* **To do**
Leave out every picture, then transcribe the rest of the listing exactly.

=======

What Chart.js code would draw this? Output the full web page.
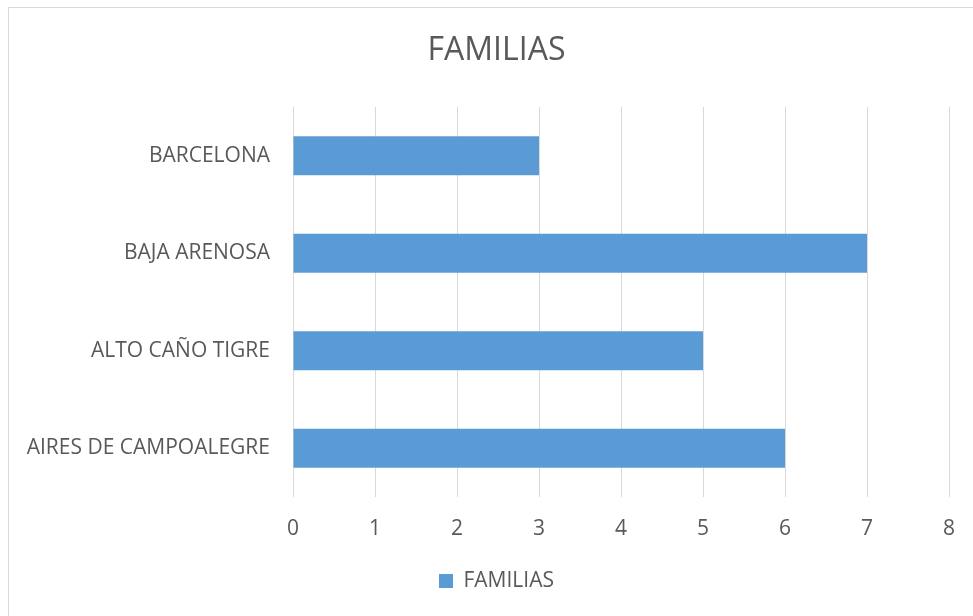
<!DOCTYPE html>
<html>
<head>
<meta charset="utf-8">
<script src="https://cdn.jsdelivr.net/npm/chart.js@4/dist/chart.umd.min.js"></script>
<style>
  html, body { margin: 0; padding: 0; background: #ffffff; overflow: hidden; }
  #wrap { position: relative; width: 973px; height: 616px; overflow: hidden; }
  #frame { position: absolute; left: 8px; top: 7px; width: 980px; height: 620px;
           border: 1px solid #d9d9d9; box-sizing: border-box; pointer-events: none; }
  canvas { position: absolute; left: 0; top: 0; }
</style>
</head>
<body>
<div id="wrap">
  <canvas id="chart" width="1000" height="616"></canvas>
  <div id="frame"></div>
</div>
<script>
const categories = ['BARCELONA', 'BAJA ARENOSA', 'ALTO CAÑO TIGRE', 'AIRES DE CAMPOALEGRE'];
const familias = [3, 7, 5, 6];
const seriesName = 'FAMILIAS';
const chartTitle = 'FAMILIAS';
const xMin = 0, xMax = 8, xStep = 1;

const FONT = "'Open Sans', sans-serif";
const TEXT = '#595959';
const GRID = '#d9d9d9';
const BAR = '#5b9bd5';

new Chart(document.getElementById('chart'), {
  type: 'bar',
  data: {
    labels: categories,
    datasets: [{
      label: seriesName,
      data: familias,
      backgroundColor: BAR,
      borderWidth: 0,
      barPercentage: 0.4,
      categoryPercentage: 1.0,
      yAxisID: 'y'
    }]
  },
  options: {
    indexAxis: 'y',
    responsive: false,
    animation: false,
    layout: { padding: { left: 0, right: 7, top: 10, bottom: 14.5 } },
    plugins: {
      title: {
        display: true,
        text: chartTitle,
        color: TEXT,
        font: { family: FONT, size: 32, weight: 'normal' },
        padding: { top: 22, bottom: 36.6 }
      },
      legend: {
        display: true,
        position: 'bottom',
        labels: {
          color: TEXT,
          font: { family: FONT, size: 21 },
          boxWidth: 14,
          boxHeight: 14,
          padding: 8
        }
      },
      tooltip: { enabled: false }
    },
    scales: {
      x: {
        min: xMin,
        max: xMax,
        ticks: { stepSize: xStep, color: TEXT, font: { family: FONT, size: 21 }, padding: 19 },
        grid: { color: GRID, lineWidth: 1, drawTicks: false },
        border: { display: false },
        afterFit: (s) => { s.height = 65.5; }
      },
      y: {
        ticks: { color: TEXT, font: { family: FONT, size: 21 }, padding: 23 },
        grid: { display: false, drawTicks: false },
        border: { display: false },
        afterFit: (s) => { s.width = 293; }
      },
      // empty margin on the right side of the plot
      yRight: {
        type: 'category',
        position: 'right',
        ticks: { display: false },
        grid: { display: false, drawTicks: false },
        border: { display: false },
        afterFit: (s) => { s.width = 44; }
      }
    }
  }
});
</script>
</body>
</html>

=======

* **Output of the task**
What Chart.js code would draw this? Output the full web page.
<!DOCTYPE html>
<html>
<head>
<meta charset="utf-8">
<script src="https://cdn.jsdelivr.net/npm/chart.js@4/dist/chart.umd.min.js"></script>
<style>
  html, body { margin: 0; padding: 0; background: #ffffff; overflow: hidden; }
  #wrap { position: relative; width: 973px; height: 616px; overflow: hidden; }
  #frame { position: absolute; left: 8px; top: 7px; width: 980px; height: 620px;
           border: 1px solid #d9d9d9; box-sizing: border-box; pointer-events: none; }
  canvas { position: absolute; left: 0; top: 0; }
</style>
</head>
<body>
<div id="wrap">
  <canvas id="chart" width="1000" height="616"></canvas>
  <div id="frame"></div>
</div>
<script>
const categories = ['BARCELONA', 'BAJA ARENOSA', 'ALTO CAÑO TIGRE', 'AIRES DE CAMPOALEGRE'];
const familias = [3, 7, 5, 6];
const seriesName = 'FAMILIAS';
const chartTitle = 'FAMILIAS';
const xMin = 0, xMax = 8, xStep = 1;

const FONT = "'Open Sans', sans-serif";
const TEXT = '#595959';
const GRID = '#d9d9d9';
const BAR = '#5b9bd5';

new Chart(document.getElementById('chart'), {
  type: 'bar',
  data: {
    labels: categories,
    datasets: [{
      label: seriesName,
      data: familias,
      backgroundColor: BAR,
      borderWidth: 0,
      barPercentage: 0.4,
      categoryPercentage: 1.0,
      yAxisID: 'y'
    }]
  },
  options: {
    indexAxis: 'y',
    responsive: false,
    animation: false,
    layout: { padding: { left: 0, right: 7, top: 10, bottom: 14.5 } },
    plugins: {
      title: {
        display: true,
        text: chartTitle,
        color: TEXT,
        font: { family: FONT, size: 32, weight: 'normal' },
        padding: { top: 22, bottom: 36.6 }
      },
      legend: {
        display: true,
        position: 'bottom',
        labels: {
          color: TEXT,
          font: { family: FONT, size: 21 },
          boxWidth: 14,
          boxHeight: 14,
          padding: 8
        }
      },
      tooltip: { enabled: false }
    },
    scales: {
      x: {
        min: xMin,
        max: xMax,
        ticks: { stepSize: xStep, color: TEXT, font: { family: FONT, size: 21 }, padding: 19 },
        grid: { color: GRID, lineWidth: 1, drawTicks: false },
        border: { display: false },
        afterFit: (s) => { s.height = 65.5; }
      },
      y: {
        ticks: { color: TEXT, font: { family: FONT, size: 21 }, padding: 23 },
        grid: { display: false, drawTicks: false },
        border: { display: false },
        afterFit: (s) => { s.width = 293; }
      },
      // empty margin on the right side of the plot
      yRight: {
        type: 'category',
        position: 'right',
        ticks: { display: false },
        grid: { display: false, drawTicks: false },
        border: { display: false },
        afterFit: (s) => { s.width = 44; }
      }
    }
  }
});
</script>
</body>
</html>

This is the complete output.